We're lucky the whole team has worked really hard to keep Thom safe so she can be confident to do cool things. Early on she worked on The Louise Nicholas Story, so she's under no illusions about the imbalance for young women in a hungry world. Although things have really changed for the better in the last wee while and everyone is very alert to the danger out there. Her agents understood we were never going to throw her to the lions.
Things were different when I was a young actor, when that danger was so pervasive. I think some young women fell into that ocean of manipulative behaviour and lost the ability to tell people to f*** off. You see the film Bombshell, and see that line-up of women at the end speaking their truth, and because they spoke their truth, their careers were truncated. It's galling to realise how many talented young actresses did not make it.

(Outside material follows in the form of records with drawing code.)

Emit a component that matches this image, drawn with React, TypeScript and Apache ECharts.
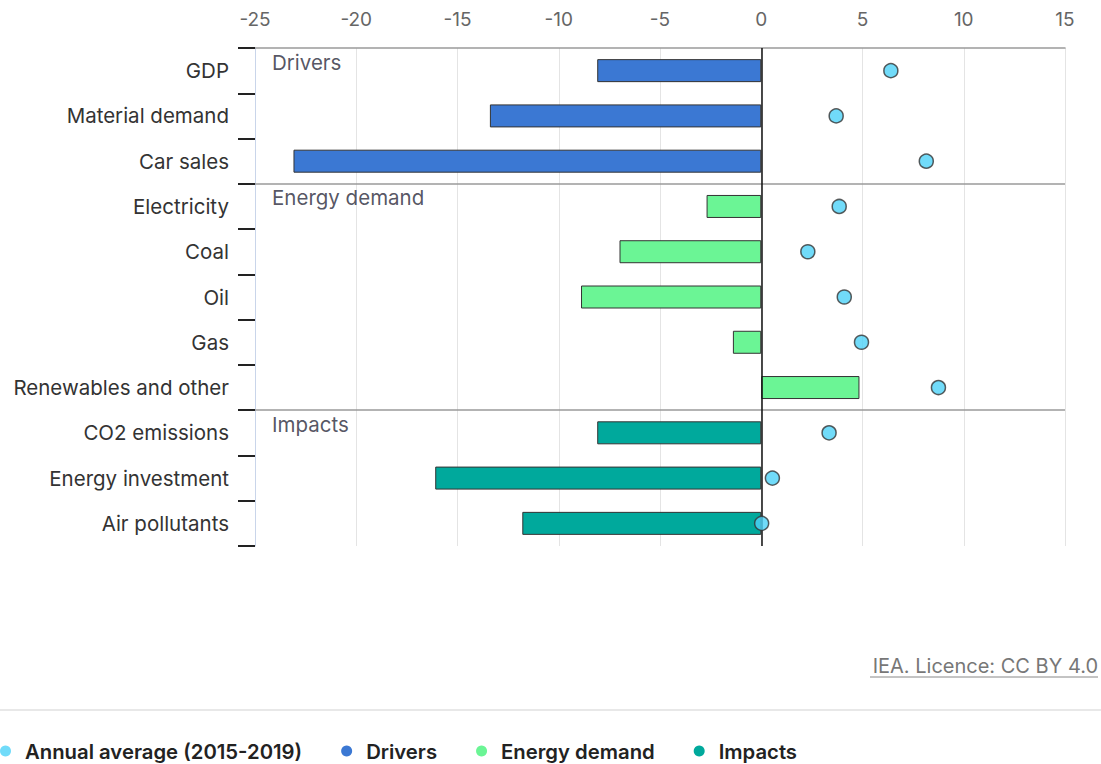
import React, { useEffect, useRef } from "react";
import * as echarts from "echarts";

const categories = [
  "GDP",
  "Material demand",
  "Car sales",
  "Electricity",
  "Coal",
  "Oil",
  "Gas",
  "Renewables and other",
  "CO2 emissions",
  "Energy investment",
  "Air pollutants",
];
const drivers = [-8.1, -13.4, -23.1, null, null, null, null, null, null, null, null];
const energyDemand = [null, null, null, -2.7, -7.0, -8.9, -1.4, 4.85, null, null, null];
const impacts = [null, null, null, null, null, null, null, null, -8.1, -16.1, -11.8];
const annualAverage = [6.4, 3.7, 8.15, 3.85, 2.3, 4.1, 4.95, 8.75, 3.35, 0.55, 0.02];
const groupLabels = ["Drivers", "Energy demand", "Impacts"];
const groupStarts = [0, 3, 8];
const xMin = -25;
const xMax = 15;
const xInterval = 5;

const FONT = "Inter, 'Noto Sans', sans-serif";

export default function App() {
  const ref = useRef<HTMLDivElement>(null);
  useEffect(() => {
    if (!ref.current) return;
    const chart = echarts.init(ref.current, undefined, { renderer: "svg" });
    const barBase = {
      type: "bar",
      stack: "all",
      barWidth: 23,
      xAxisIndex: 0,
      yAxisIndex: 0,
      itemStyle: { borderColor: "#333", borderWidth: 1 },
    };
    chart.setOption({
      animation: false,
      textStyle: { fontFamily: FONT },
      grid: { left: 255, right: 36, top: 48, bottom: 218 },
      xAxis: {
        type: "value",
        position: "top",
        min: xMin,
        max: xMax,
        interval: xInterval,
        axisLine: { show: true, lineStyle: { color: "#9a9a9a", width: 1.5 } },
        axisTick: { show: false },
        axisLabel: { color: "#666", fontSize: 19, margin: 19, fontFamily: FONT },
        splitLine: { show: true, lineStyle: { color: "#e4e4e4", width: 1 } },
      },
      yAxis: [
        {
          type: "category",
          data: categories,
          inverse: true,
          axisLine: { show: true, onZero: false, lineStyle: { color: "#c9d5ea", width: 1 } },
          axisTick: { show: true, length: 17, lineStyle: { color: "#222", width: 2 } },
          axisLabel: { color: "#333", fontSize: 20.5, margin: 26, fontFamily: FONT },
          splitLine: { show: false },
        },
        {
          type: "value",
          inverse: true,
          min: 0,
          max: categories.length,
          show: false,
        },
      ],
      legend: {
        left: -5,
        bottom: -2,
        itemWidth: 11,
        itemHeight: 11,
        itemGap: 39,
        icon: "circle",
        itemStyle: { borderWidth: 0 },
        textStyle: {
          color: "#222",
          fontSize: 20.3,
          fontWeight: 600,
          fontFamily: FONT,
          padding: [0, 0, 0, 9],
        },
        data: ["Annual average (2015-2019)", "Drivers", "Energy demand", "Impacts"],
      },
      graphic: [
        {
          type: "line",
          shape: { x1: 0, y1: 710, x2: 1101, y2: 710 },
          style: { stroke: "#e8e8e8", lineWidth: 2 },
        },
        {
          type: "text",
          right: 3,
          top: 656,
          style: {
            text: "IEA. Licence: CC BY 4.0",
            fill: "#777",
            fontSize: 20,
            fontFamily: FONT,
          },
        },
        {
          type: "line",
          shape: { x1: 870, y1: 677, x2: 1098, y2: 677 },
          style: { stroke: "#888", lineWidth: 1 },
        },
      ],
      series: [
        { ...barBase, name: "Drivers", data: drivers, itemStyle: { ...barBase.itemStyle, color: "#3b78d3" } },
        { ...barBase, name: "Energy demand", data: energyDemand, itemStyle: { ...barBase.itemStyle, color: "#6bf595" } },
        { ...barBase, name: "Impacts", data: impacts, itemStyle: { ...barBase.itemStyle, color: "#00a99c" } },
        {
          type: "scatter",
          name: "Annual average (2015-2019)",
          xAxisIndex: 0,
          yAxisIndex: 0,
          data: annualAverage,
          symbolSize: 14,
          z: 5,
          itemStyle: { color: "#4dd2f7", borderColor: "#333", borderWidth: 1.5 },
        },
        {
          type: "scatter",
          name: "groups",
          xAxisIndex: 0,
          yAxisIndex: 1,
          symbolSize: 0,
          silent: true,
          data: groupStarts.map((s) => [xMin, s]),
          label: {
            show: true,
            position: "right",
            distance: 17,
            offset: [0, 14],
            color: "#2a2a3a",
            fontSize: 20.5,
            fontFamily: FONT,
            formatter: (p: any) => groupLabels[p.dataIndex],
          },
          markLine: {
            silent: true,
            symbol: "none",
            label: { show: false },
            data: [
              { yAxis: groupStarts[1], lineStyle: { color: "#9a9a9a", width: 1.5, type: "solid" } },
              { yAxis: groupStarts[2], lineStyle: { color: "#9a9a9a", width: 1.5, type: "solid" } },
              { xAxis: 0, lineStyle: { color: "#111", width: 1.5, type: "solid" } },
            ],
          },
        },
      ],
    });
    return () => chart.dispose();
  }, []);
  return (
    <div
      ref={ref}
      style={{ position: "absolute", left: 0, top: 0, width: 1101, height: 764 }}
    />
  );
}
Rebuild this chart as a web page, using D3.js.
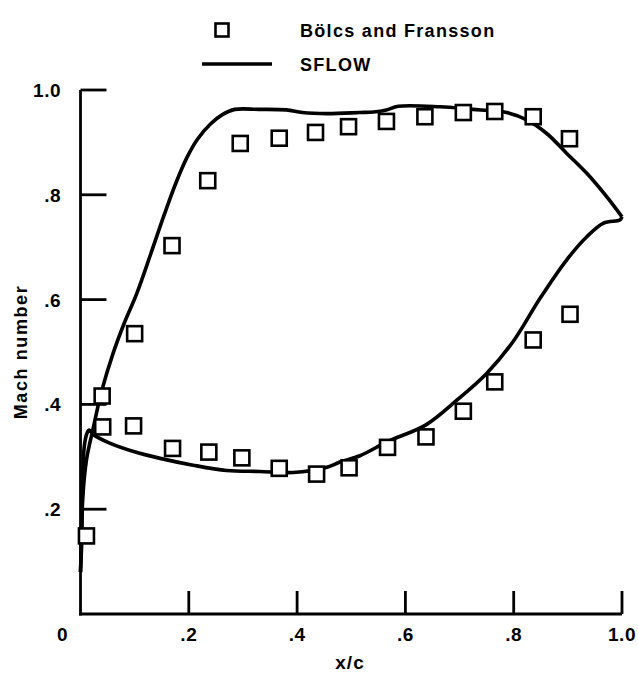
<!DOCTYPE html>
<html>
<head>
<meta charset="utf-8">
<script src="https://cdn.jsdelivr.net/npm/d3@7"></script>
<style>
  html, body { margin: 0; padding: 0; background: #fff; }
  svg text { font-family: "Liberation Sans", Arial, Helvetica, sans-serif; font-weight: bold; fill: #000; }
</style>
</head>
<body>
<svg id="chart" width="638" height="674"></svg>
<script>
// ---- data ----
const expX = [0.011, 0.040, 0.100, 0.169, 0.235, 0.295, 0.367, 0.434, 0.495, 0.565, 0.636, 0.707, 0.765, 0.836, 0.903];
const expUpper = [null, 0.416, 0.535, 0.703, 0.827, 0.898, 0.908, 0.919, 0.930, 0.940, 0.949, 0.957, 0.959, 0.949, 0.907];
const expLowerX = [0.011, 0.041, 0.098, 0.170, 0.237, 0.298, 0.367, 0.436, 0.496, 0.567, 0.638, 0.707, 0.765, 0.836, 0.904];
const expLower = [0.149, 0.357, 0.359, 0.316, 0.309, 0.298, 0.278, 0.267, 0.279, 0.318, 0.338, 0.387, 0.443, 0.523, 0.572];

const upperX = [0.000, 0.002, 0.004, 0.011, 0.024, 0.039, 0.060, 0.080, 0.104, 0.130, 0.155, 0.176, 0.196, 0.216, 0.240, 0.262, 0.285, 0.330, 0.380, 0.410, 0.455, 0.516, 0.541, 0.565, 0.587, 0.664, 0.725, 0.762, 0.787, 0.824, 0.861, 0.898, 0.935, 0.972, 1.000];
const upperY = [0.080, 0.130, 0.218, 0.294, 0.357, 0.425, 0.497, 0.553, 0.612, 0.688, 0.763, 0.822, 0.870, 0.906, 0.935, 0.953, 0.963, 0.963, 0.962, 0.957, 0.955, 0.957, 0.958, 0.962, 0.969, 0.968, 0.963, 0.960, 0.957, 0.943, 0.917, 0.879, 0.841, 0.796, 0.758];
const lowerX = [0.000, 0.002, 0.004, 0.007, 0.012, 0.016, 0.024, 0.054, 0.098, 0.147, 0.208, 0.270, 0.331, 0.393, 0.455, 0.479, 0.516, 0.567, 0.638, 0.695, 0.750, 0.799, 0.849, 0.898, 0.935, 0.966, 0.996, 1.000];
const lowerY = [0.080, 0.150, 0.250, 0.320, 0.345, 0.351, 0.342, 0.326, 0.310, 0.297, 0.284, 0.274, 0.272, 0.270, 0.280, 0.290, 0.302, 0.329, 0.361, 0.408, 0.459, 0.520, 0.603, 0.676, 0.720, 0.746, 0.752, 0.758];

const xTicks = [0, 0.2, 0.4, 0.6, 0.8, 1.0];
const xTickLabels = ["0", ".2", ".4", ".6", ".8", "1.0"];
const yTicks = [0.2, 0.4, 0.6, 0.8, 1.0];
const yTickLabels = [".2", ".4", ".6", ".8", "1.0"];
const legendLabels = ["Bölcs and Fransson", "SFLOW"];
const xTitle = "x/c";
const yTitle = "Mach number";

// ---- layout ----
const svg = d3.select("#chart");
const x = d3.scaleLinear().domain([0, 1]).range([80.5, 622]);
const y = d3.scaleLinear().domain([0, 1]).range([614, 90]);

const axisW = 2.8;
const g = svg.append("g");

// axes lines
g.append("line").attr("x1", x(0)).attr("x2", x(0)).attr("y1", y(0) + axisW/2).attr("y2", y(1))
  .attr("stroke", "#000").attr("stroke-width", axisW);
g.append("line").attr("x1", x(0) - axisW/2).attr("x2", x(1)).attr("y1", y(0)).attr("y2", y(0))
  .attr("stroke", "#000").attr("stroke-width", axisW);

// y ticks (inward)
g.selectAll(".yt").data(yTicks).enter().append("line")
  .attr("x1", x(0)).attr("x2", x(0) + 26)
  .attr("y1", d => y(d)).attr("y2", d => y(d))
  .attr("stroke", "#000").attr("stroke-width", axisW);
// x ticks (inward)
g.selectAll(".xt").data(xTicks.slice(1)).enter().append("line")
  .attr("x1", d => x(d)).attr("x2", d => x(d))
  .attr("y1", y(0)).attr("y2", y(0) - 23)
  .attr("stroke", "#000").attr("stroke-width", axisW);

// tick labels
g.selectAll(".ytl").data(yTicks).enter().append("text")
  .attr("x", 61).attr("y", d => y(d) + 7)
  .attr("text-anchor", "end").attr("font-size", 19).attr("letter-spacing", 0.5)
  .text((d, i) => yTickLabels[i]);
g.selectAll(".xtl").data(xTicks).enter().append("text")
  .attr("x", d => d === 0 ? x(d) - 18 : x(d)).attr("y", 641)
  .attr("text-anchor", "middle").attr("font-size", 19).attr("letter-spacing", 0.5)
  .text((d, i) => xTickLabels[i]);

// titles
g.append("text").attr("x", 350).attr("y", 669).attr("text-anchor", "middle")
  .attr("font-size", 19).attr("letter-spacing", 1).text(xTitle);
g.append("text").attr("transform", "translate(27,352) rotate(-90)").attr("text-anchor", "middle")
  .attr("font-size", 18).attr("letter-spacing", 1.6).text(yTitle);

// lines
const line = d3.line().x(d => x(d[0])).y(d => y(d[1])).curve(d3.curveCatmullRom.alpha(0.5));
const upper = upperX.map((v, i) => [v, upperY[i]]);
const lower = lowerX.map((v, i) => [v, lowerY[i]]);
[upper, lower].forEach(pts => {
  g.append("path").attr("d", line(pts)).attr("fill", "none")
    .attr("stroke", "#000").attr("stroke-width", 3.6).attr("stroke-linejoin", "round");
});

// squares
const sq = 15;
const expPts = [];
expX.forEach((v, i) => { if (expUpper[i] !== null) expPts.push([v, expUpper[i]]); });
expLowerX.forEach((v, i) => expPts.push([v, expLower[i]]));
g.selectAll(".sq").data(expPts).enter().append("rect")
  .attr("x", d => x(d[0]) - sq/2).attr("y", d => y(d[1]) - sq/2)
  .attr("width", sq).attr("height", sq)
  .attr("fill", "#fff").attr("stroke", "#000").attr("stroke-width", 2.6);

// legend
const lg = svg.append("g");
lg.append("rect").attr("x", 222 - 6.5).attr("y", 30 - 6.5).attr("width", 13).attr("height", 13)
  .attr("fill", "#fff").attr("stroke", "#000").attr("stroke-width", 2.6);
lg.append("text").attr("x", 300).attr("y", 37).attr("font-size", 18).attr("letter-spacing", 1.3).text(legendLabels[0]);
lg.append("line").attr("x1", 202).attr("x2", 272).attr("y1", 64).attr("y2", 64)
  .attr("stroke", "#000").attr("stroke-width", 3.6);
lg.append("text").attr("x", 300).attr("y", 71).attr("font-size", 18).attr("letter-spacing", 1.3).text(legendLabels[1]);
</script>
</body>
</html>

It's pretty unusual to have a global career blossom in your 50s so I'm very grateful. One of the things about being an acting coach, age is valued as you grow older, your skills get stronger and richer. But I've always been the captain of my own ship and I refuse to sit around waiting for someone else's permission to do something. You can't predicate your whole self-worth on waiting for an invitation.
I've come a very circuitous route to be doing what I originally wanted to do — which is teach — and I've been enriched by some relatively mad bus stops along the way.